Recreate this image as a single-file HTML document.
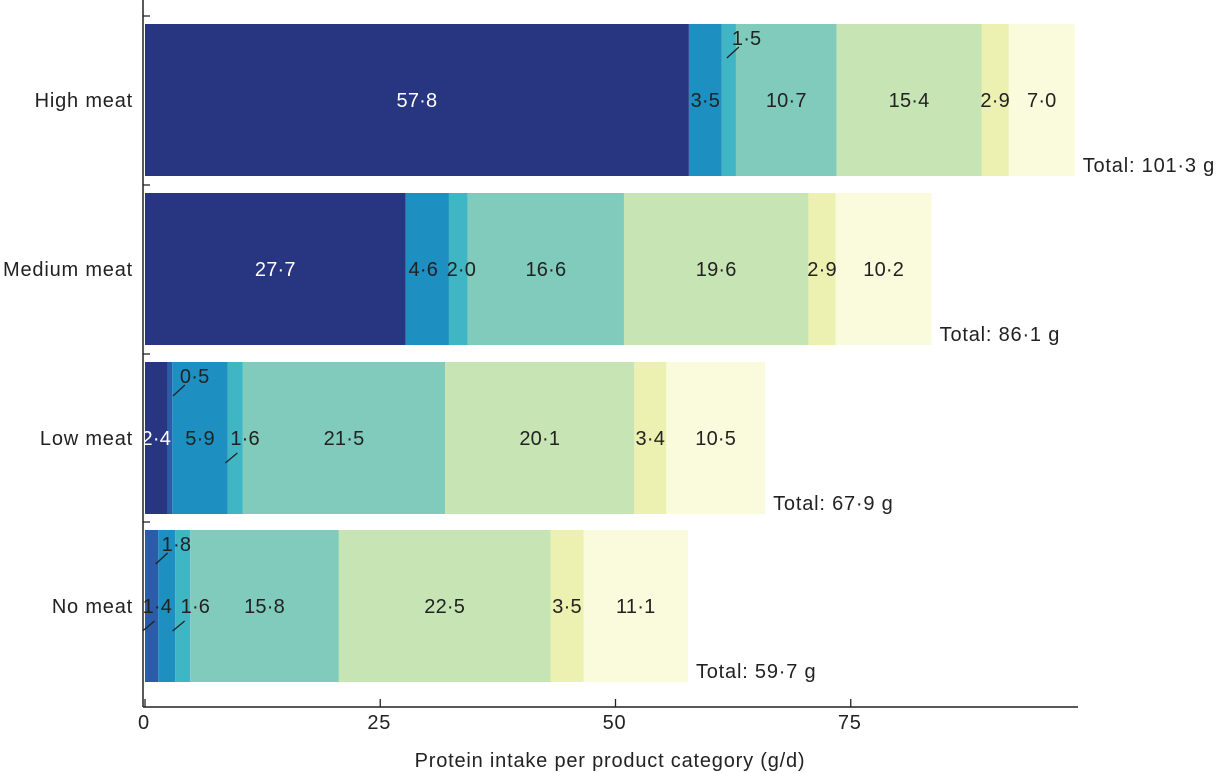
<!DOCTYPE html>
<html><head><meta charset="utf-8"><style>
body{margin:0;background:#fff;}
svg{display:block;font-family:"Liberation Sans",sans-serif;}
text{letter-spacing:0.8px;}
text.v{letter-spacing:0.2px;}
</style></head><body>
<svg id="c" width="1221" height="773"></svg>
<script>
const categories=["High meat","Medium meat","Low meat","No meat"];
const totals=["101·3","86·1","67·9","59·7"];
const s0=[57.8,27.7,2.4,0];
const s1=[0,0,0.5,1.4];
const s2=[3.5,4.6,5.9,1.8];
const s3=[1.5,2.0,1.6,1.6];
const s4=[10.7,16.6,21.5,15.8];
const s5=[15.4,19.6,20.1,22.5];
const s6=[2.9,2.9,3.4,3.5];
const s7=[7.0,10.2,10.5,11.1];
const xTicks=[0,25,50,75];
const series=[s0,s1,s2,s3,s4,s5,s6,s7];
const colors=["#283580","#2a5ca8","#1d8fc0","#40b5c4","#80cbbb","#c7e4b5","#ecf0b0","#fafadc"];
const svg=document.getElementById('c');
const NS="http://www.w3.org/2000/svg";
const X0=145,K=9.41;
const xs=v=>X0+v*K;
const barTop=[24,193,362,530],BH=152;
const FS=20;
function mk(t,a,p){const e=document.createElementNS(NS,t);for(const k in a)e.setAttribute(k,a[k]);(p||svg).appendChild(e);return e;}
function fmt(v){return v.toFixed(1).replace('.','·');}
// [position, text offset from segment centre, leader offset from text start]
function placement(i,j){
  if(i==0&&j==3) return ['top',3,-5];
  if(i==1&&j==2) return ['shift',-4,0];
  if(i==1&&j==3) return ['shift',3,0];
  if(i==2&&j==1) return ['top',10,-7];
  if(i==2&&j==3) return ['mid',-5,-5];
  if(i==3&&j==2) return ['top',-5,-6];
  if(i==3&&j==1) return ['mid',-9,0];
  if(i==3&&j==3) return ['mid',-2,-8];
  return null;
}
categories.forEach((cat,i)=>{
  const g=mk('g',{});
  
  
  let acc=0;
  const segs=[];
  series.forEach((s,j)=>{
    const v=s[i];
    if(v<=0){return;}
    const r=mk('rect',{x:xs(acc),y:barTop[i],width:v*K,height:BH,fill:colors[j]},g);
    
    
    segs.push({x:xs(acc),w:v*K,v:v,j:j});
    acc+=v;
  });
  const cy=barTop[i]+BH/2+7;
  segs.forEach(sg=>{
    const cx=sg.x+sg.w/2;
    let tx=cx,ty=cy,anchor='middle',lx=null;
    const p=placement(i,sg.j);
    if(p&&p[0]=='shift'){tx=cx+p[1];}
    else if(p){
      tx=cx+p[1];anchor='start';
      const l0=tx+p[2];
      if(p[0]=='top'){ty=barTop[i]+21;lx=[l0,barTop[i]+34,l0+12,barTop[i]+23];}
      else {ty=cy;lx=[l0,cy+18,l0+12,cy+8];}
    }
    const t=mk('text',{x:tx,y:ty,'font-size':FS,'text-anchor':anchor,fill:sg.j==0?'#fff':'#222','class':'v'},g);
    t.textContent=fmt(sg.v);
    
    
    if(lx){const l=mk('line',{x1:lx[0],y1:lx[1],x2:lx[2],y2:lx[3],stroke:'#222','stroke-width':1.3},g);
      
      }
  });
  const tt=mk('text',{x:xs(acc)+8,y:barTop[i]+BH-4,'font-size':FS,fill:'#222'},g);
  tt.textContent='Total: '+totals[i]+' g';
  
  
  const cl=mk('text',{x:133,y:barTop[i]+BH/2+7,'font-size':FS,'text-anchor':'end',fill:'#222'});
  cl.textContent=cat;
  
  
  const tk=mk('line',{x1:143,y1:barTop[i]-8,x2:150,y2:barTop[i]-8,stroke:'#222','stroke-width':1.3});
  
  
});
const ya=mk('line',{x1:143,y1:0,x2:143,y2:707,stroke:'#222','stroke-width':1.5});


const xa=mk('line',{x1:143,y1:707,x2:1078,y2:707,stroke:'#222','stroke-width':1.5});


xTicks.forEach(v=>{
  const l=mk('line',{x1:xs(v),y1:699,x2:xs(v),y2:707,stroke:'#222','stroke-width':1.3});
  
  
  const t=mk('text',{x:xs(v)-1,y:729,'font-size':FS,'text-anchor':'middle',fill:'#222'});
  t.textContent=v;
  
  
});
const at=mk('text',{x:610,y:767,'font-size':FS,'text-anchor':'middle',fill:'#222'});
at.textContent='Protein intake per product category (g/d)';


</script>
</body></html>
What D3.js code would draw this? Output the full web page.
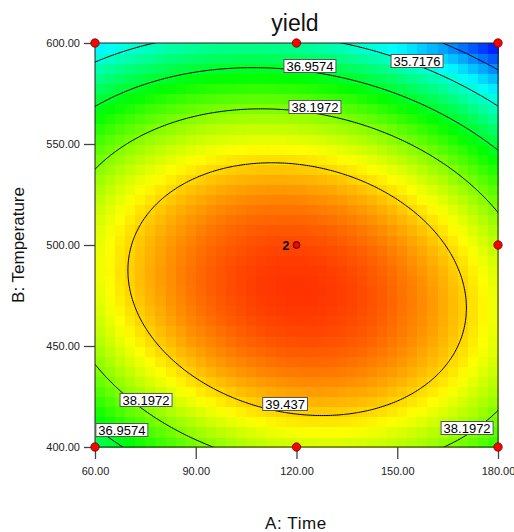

◆ Problem to work on: Transcribe the records above verbatim. Do not carry over any picture.

◆ Finished answer:
Recreate this image as a single-file HTML document.
<!DOCTYPE html>
<html><head><meta charset="utf-8"><style>
body{margin:0;background:#fff;}
svg{display:block;font-family:"Liberation Sans",sans-serif;}
text{letter-spacing:0.8px;}
text.v{letter-spacing:0.2px;}
</style></head><body>
<svg id="c" width="1221" height="773"></svg>
<script>
const categories=["High meat","Medium meat","Low meat","No meat"];
const totals=["101·3","86·1","67·9","59·7"];
const s0=[57.8,27.7,2.4,0];
const s1=[0,0,0.5,1.4];
const s2=[3.5,4.6,5.9,1.8];
const s3=[1.5,2.0,1.6,1.6];
const s4=[10.7,16.6,21.5,15.8];
const s5=[15.4,19.6,20.1,22.5];
const s6=[2.9,2.9,3.4,3.5];
const s7=[7.0,10.2,10.5,11.1];
const xTicks=[0,25,50,75];
const series=[s0,s1,s2,s3,s4,s5,s6,s7];
const colors=["#283580","#2a5ca8","#1d8fc0","#40b5c4","#80cbbb","#c7e4b5","#ecf0b0","#fafadc"];
const svg=document.getElementById('c');
const NS="http://www.w3.org/2000/svg";
const X0=145,K=9.41;
const xs=v=>X0+v*K;
const barTop=[24,193,362,530],BH=152;
const FS=20;
function mk(t,a,p){const e=document.createElementNS(NS,t);for(const k in a)e.setAttribute(k,a[k]);(p||svg).appendChild(e);return e;}
function fmt(v){return v.toFixed(1).replace('.','·');}
// [position, text offset from segment centre, leader offset from text start]
function placement(i,j){
  if(i==0&&j==3) return ['top',3,-5];
  if(i==1&&j==2) return ['shift',-4,0];
  if(i==1&&j==3) return ['shift',3,0];
  if(i==2&&j==1) return ['top',10,-7];
  if(i==2&&j==3) return ['mid',-5,-5];
  if(i==3&&j==2) return ['top',-5,-6];
  if(i==3&&j==1) return ['mid',-9,0];
  if(i==3&&j==3) return ['mid',-2,-8];
  return null;
}
categories.forEach((cat,i)=>{
  const g=mk('g',{});
  
  
  let acc=0;
  const segs=[];
  series.forEach((s,j)=>{
    const v=s[i];
    if(v<=0){return;}
    const r=mk('rect',{x:xs(acc),y:barTop[i],width:v*K,height:BH,fill:colors[j]},g);
    
    
    segs.push({x:xs(acc),w:v*K,v:v,j:j});
    acc+=v;
  });
  const cy=barTop[i]+BH/2+7;
  segs.forEach(sg=>{
    const cx=sg.x+sg.w/2;
    let tx=cx,ty=cy,anchor='middle',lx=null;
    const p=placement(i,sg.j);
    if(p&&p[0]=='shift'){tx=cx+p[1];}
    else if(p){
      tx=cx+p[1];anchor='start';
      const l0=tx+p[2];
      if(p[0]=='top'){ty=barTop[i]+21;lx=[l0,barTop[i]+34,l0+12,barTop[i]+23];}
      else {ty=cy;lx=[l0,cy+18,l0+12,cy+8];}
    }
    const t=mk('text',{x:tx,y:ty,'font-size':FS,'text-anchor':anchor,fill:sg.j==0?'#fff':'#222','class':'v'},g);
    t.textContent=fmt(sg.v);
    
    
    if(lx){const l=mk('line',{x1:lx[0],y1:lx[1],x2:lx[2],y2:lx[3],stroke:'#222','stroke-width':1.3},g);
      
      }
  });
  const tt=mk('text',{x:xs(acc)+8,y:barTop[i]+BH-4,'font-size':FS,fill:'#222'},g);
  tt.textContent='Total: '+totals[i]+' g';
  
  
  const cl=mk('text',{x:133,y:barTop[i]+BH/2+7,'font-size':FS,'text-anchor':'end',fill:'#222'});
  cl.textContent=cat;
  
  
  const tk=mk('line',{x1:143,y1:barTop[i]-8,x2:150,y2:barTop[i]-8,stroke:'#222','stroke-width':1.3});
  
  
});
const ya=mk('line',{x1:143,y1:0,x2:143,y2:707,stroke:'#222','stroke-width':1.5});


const xa=mk('line',{x1:143,y1:707,x2:1078,y2:707,stroke:'#222','stroke-width':1.5});


xTicks.forEach(v=>{
  const l=mk('line',{x1:xs(v),y1:699,x2:xs(v),y2:707,stroke:'#222','stroke-width':1.3});
  
  
  const t=mk('text',{x:xs(v)-1,y:729,'font-size':FS,'text-anchor':'middle',fill:'#222'});
  t.textContent=v;
  
  
});
const at=mk('text',{x:610,y:767,'font-size':FS,'text-anchor':'middle',fill:'#222'});
at.textContent='Protein intake per product category (g/d)';


</script>
</body></html>
What D3.js code would draw this? Output the full web page.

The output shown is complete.